About 300 Marines from the United States are en route to Afghanistan's southern Helmand province to help reverse Taliban gains in the strategic province, it was reported Tuesday.
The deployment marks the Marines’ largest to Afghanistan since they left in 2014 as the U.S. declared end of its combat mission here.
Since the withdrawal of most of international troops from Afghanistan, Taliban have stepped up their insurgency and are in control of much of strategic Helmand province, where tens of thousands of Marines fought fierce battles against the Taliban for years.
Marine Corps Times, an independent newspaper focusing on issues involving the service, said that the group of U.S. Marines will be in Helmand by the end of April.

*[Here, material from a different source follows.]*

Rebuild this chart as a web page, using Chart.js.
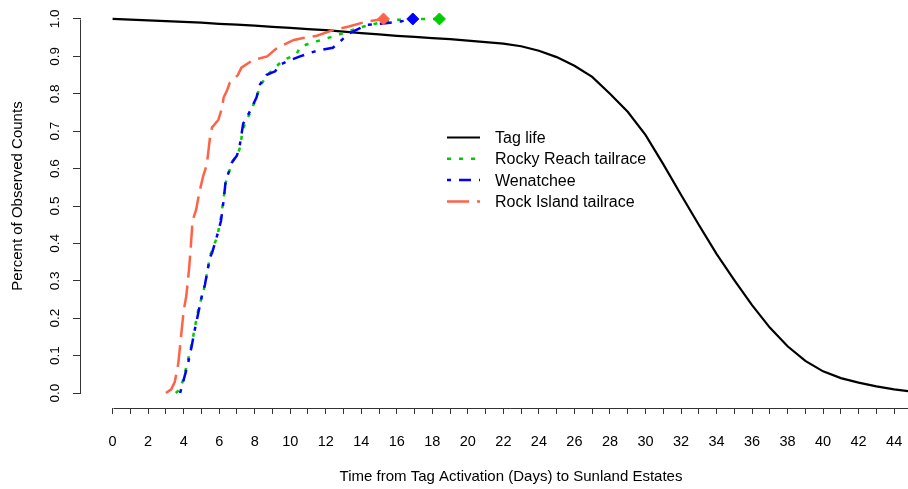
<!DOCTYPE html>
<html>
<head>
<meta charset="utf-8">
<script src="https://cdn.jsdelivr.net/npm/chart.js@4.4.1/dist/chart.umd.min.js"></script>
<style>
  html, body { margin: 0; padding: 0; background: #fff; }
  #wrap { width: 908px; height: 489px; }
</style>
</head>
<body>
<div id="wrap"><canvas id="grafico" width="908" height="489"></canvas></div>
<script>
const FONTE = "'Liberation Sans', Arial, Helvetica, sans-serif";

// vida da marca (dias desde a ativação, proporção ainda ativa)
const tagDias = [0,1,2,3,4,5,6,7,8,9,10,11,12,13,14,15,16,17,18,19,20,21,22,23,24,25,26,27,28,29,30,31,32,33,34,35,36,37,38,39,40,41,42,43,44,45];
const tagVida = [1.000,0.998,0.996,0.994,0.992,0.990,0.987,0.985,0.982,0.979,0.976,0.973,0.970,0.966,0.962,0.959,0.955,0.952,0.949,0.946,0.942,0.938,0.934,0.927,0.915,0.898,0.875,0.845,0.800,0.752,0.690,0.612,0.530,0.450,0.372,0.302,0.235,0.175,0.125,0.086,0.058,0.040,0.028,0.018,0.010,0.004];

// Rocky Reach tailrace
const rockyDias = [3.55,3.8,4.0,4.25,4.45,4.65,4.85,5.05,5.2,5.35,5.5,5.6,5.9,6.1,6.25,6.35,6.55,6.75,7.05,7.2,7.3,7.45,7.75,8.1,8.3,8.7,9.15,9.6,10.35,10.55,11.1,12.05,13.0,13.9,14.85,15.8,16.9,18.4];
const rockyPct  = [0,0.01,0.04,0.09,0.13,0.18,0.23,0.26,0.29,0.33,0.37,0.38,0.42,0.47,0.52,0.56,0.59,0.62,0.64,0.66,0.70,0.72,0.75,0.79,0.82,0.85,0.87,0.89,0.905,0.925,0.935,0.948,0.962,0.977,0.988,0.997,1.0,1.0];

// Wenatchee
const wenDias = [3.8,4.0,4.25,4.45,4.65,4.85,5.0,5.2,5.35,5.5,5.6,5.85,6.1,6.25,6.35,6.5,6.7,7.0,7.15,7.25,7.35,7.75,8.1,8.3,8.65,9.15,9.4,9.8,10.55,11.3,11.7,12.4,13.0,13.35,14.3,15.25,16.2,16.9];
const wenPct  = [0,0.035,0.08,0.125,0.175,0.22,0.255,0.29,0.33,0.365,0.375,0.415,0.46,0.515,0.56,0.585,0.615,0.635,0.66,0.69,0.72,0.755,0.79,0.825,0.85,0.86,0.877,0.886,0.9,0.912,0.917,0.923,0.948,0.962,0.984,0.988,0.993,1.0];

// Rock Island tailrace
const rockIslDias = [3.0,3.3,3.5,3.7,3.85,4.0,4.15,4.3,4.4,4.5,4.7,4.9,5.1,5.3,5.4,5.5,5.6,5.95,6.15,6.25,6.45,6.6,7.05,7.25,7.9,8.7,9.2,9.8,10.2,10.8,11.5,12.4,13.3,14.3,15.25];
const rockIslPct  = [0,0.01,0.03,0.08,0.15,0.22,0.26,0.33,0.39,0.46,0.49,0.54,0.58,0.61,0.65,0.69,0.71,0.73,0.76,0.79,0.81,0.83,0.85,0.87,0.89,0.90,0.92,0.935,0.944,0.95,0.955,0.97,0.98,0.993,1.0];

const xTicks = [0,1,2,3,4,5,6,7,8,9,10,11,12,13,14,15,16,17,18,19,20,21,22,23,24,25,26,27,28,29,30,31,32,33,34,35,36,37,38,39,40,41,42,43,44];
const yTicks = [0,0.1,0.2,0.3,0.4,0.5,0.6,0.7,0.8,0.9,1.0];

function pontos(dias, valores) {
    return dias.map((d, i) => ({ x: d, y: valores[i] }));
}

// losango só no último ponto de cada curva
function raioFinal(ctx) {
    return ctx.dataIndex === ctx.dataset.data.length - 1 ? 6 : 0;
}

const eixosELegenda = {
    id: 'eixosELegenda',
    afterDraw(chart) {
        const { ctx, chartArea, scales: { x, y } } = chart;
        ctx.save();
        ctx.strokeStyle = '#333';
        ctx.lineWidth = 1;

        // linhas dos eixos, do primeiro ao último tick
        const yb = Math.round(chartArea.bottom) + 0.5;
        ctx.beginPath();
        ctx.moveTo(Math.round(x.getPixelForValue(xTicks[0])) + 0.5, yb);
        ctx.lineTo(chartArea.right, yb);
        ctx.stroke();

        const xl = Math.round(chartArea.left) - 0.5;
        ctx.beginPath();
        ctx.moveTo(xl, Math.round(y.getPixelForValue(yTicks[0])) + 0.5);
        ctx.lineTo(xl, Math.round(y.getPixelForValue(yTicks[yTicks.length - 1])) + 0.5);
        ctx.stroke();

        // títulos
        ctx.fillStyle = '#000';
        ctx.font = '15px ' + FONTE;
        ctx.textAlign = 'center';
        ctx.textBaseline = 'middle';
        ctx.fillText('Time from Tag Activation (Days) to Sunland Estates', 511, 477);
        ctx.save();
        ctx.translate(18, 196);
        ctx.rotate(-Math.PI / 2);
        ctx.fillText('Percent of Observed Counts', 0, 0);
        ctx.restore();

        // legenda
        ctx.font = '16px ' + FONTE;
        ctx.textAlign = 'left';
        chart.data.datasets.forEach((ds, i) => {
            const ly = 137.5 + i * 21.3;
            ctx.strokeStyle = ds.borderColor;
            ctx.lineWidth = ds.borderWidth;
            ctx.setLineDash(ds.borderDash || []);
            ctx.beginPath();
            ctx.moveTo(447, ly);
            ctx.lineTo(480, ly);
            ctx.stroke();
            ctx.setLineDash([]);
            ctx.fillText(ds.label, 495, ly + 1);
        });
        ctx.restore();
    }
};

const graf = document.getElementById('grafico');

new Chart(graf, {
    type: 'scatter',
    data: {
        datasets: [
            {
                label: 'Tag life',
                data: pontos(tagDias, tagVida),
                borderColor: '#000000',
                backgroundColor: '#000000',
                borderWidth: 2.2,
                showLine: true,
                pointRadius: 0,
                order: 4
            },
            {
                label: 'Rocky Reach tailrace',
                data: pontos(rockyDias, rockyPct),
                borderColor: '#00cd00',
                backgroundColor: '#00cd00',
                borderWidth: 2.5,
                borderDash: [4, 8],
                showLine: true,
                pointStyle: 'rectRot',
                pointRadius: raioFinal,
                pointBorderWidth: 1,
                order: 3
            },
            {
                label: 'Wenatchee',
                data: pontos(wenDias, wenPct),
                borderColor: '#0000ff',
                backgroundColor: '#0000ff',
                borderWidth: 2.5,
                borderDash: [4, 8, 12, 8],
                showLine: true,
                pointStyle: 'rectRot',
                pointRadius: raioFinal,
                pointBorderWidth: 1,
                order: 2
            },
            {
                label: 'Rock Island tailrace',
                data: pontos(rockIslDias, rockIslPct),
                borderColor: '#ff6347',
                backgroundColor: '#ff6347',
                borderWidth: 2.5,
                borderDash: [22, 8],
                showLine: true,
                pointStyle: 'rectRot',
                pointRadius: raioFinal,
                pointBorderWidth: 1,
                order: 1
            }
        ]
    },
    options: {
        responsive: false,
        animation: false,
        devicePixelRatio: 1,
        layout: { autoPadding: false, padding: { top: 4, right: 0, bottom: 0, left: 0 } },
        plugins: {
            legend: { display: false },
            tooltip: { enabled: false }
        },
        scales: {
            x: {
                type: 'linear',
                min: -1.78,
                max: 44.78,
                afterBuildTicks: (s) => { s.ticks = xTicks.map(v => ({ value: v })); },
                // altura fixa, sem encolher a área nas laterais
                afterFit: (s) => { s.height = 81; s.paddingLeft = 0; s.paddingRight = 0; },
                border: { display: false },
                grid: {
                    drawOnChartArea: false,
                    drawTicks: true,
                    tickLength: 6,
                    color: '#333'
                },
                ticks: {
                    autoSkip: false,
                    maxRotation: 0,
                    minRotation: 0,
                    padding: 19,
                    color: '#000',
                    font: { family: FONTE, size: 14.5 },
                    callback: (v) => (v % 2 === 0 ? String(v) : '')
                }
            },
            y: {
                type: 'linear',
                min: -0.04,
                max: 1.04,
                afterBuildTicks: (s) => { s.ticks = yTicks.map(v => ({ value: v })); },
                // largura fixa e sem folga extra em cima/embaixo
                afterFit: (s) => { s.width = 81; s.paddingTop = 0; s.paddingBottom = 0; },
                border: { display: false },
                grid: {
                    drawOnChartArea: false,
                    drawTicks: true,
                    tickLength: 8,
                    color: '#333'
                },
                ticks: {
                    autoSkip: false,
                    minRotation: 90,
                    maxRotation: 90,
                    crossAlign: 'center',
                    padding: 8,
                    color: '#000',
                    font: { family: FONTE, size: 13.5 },
                    callback: (v) => v.toFixed(1)
                }
            }
        }
    },
    plugins: [eixosELegenda]
});
</script>
</body>
</html>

During their nine months in the province, they will train local army and police indirect fire and small unit tactics and other skills, the paper said citing U.S. officials.
“Make no mistake, though we are no longer in a combat role in Afghanistan, it is still a combat environment,” Colonel Matthew Reid, deputy commander of the Marines task force, said in January. “As Marines, we train and deploy with a combat mindset.”
Taliban are in in control of several districts in Helmand province and have threatened to capture the provincial capital city, Lashksargah.
U.S. army general, David Petraeus, who led international troops in Afghanistan from 2010 to 2011, said that the Marines “can absolutely make a difference in Helmand province.”
The advise-and-assist mission can give Afghan army and police the support they need to “reverse the momentum of the Taliban in that important province that sits astride the critical ‘Ring Road’ that connects the southern and western parts of the country to Kabul,” the general said.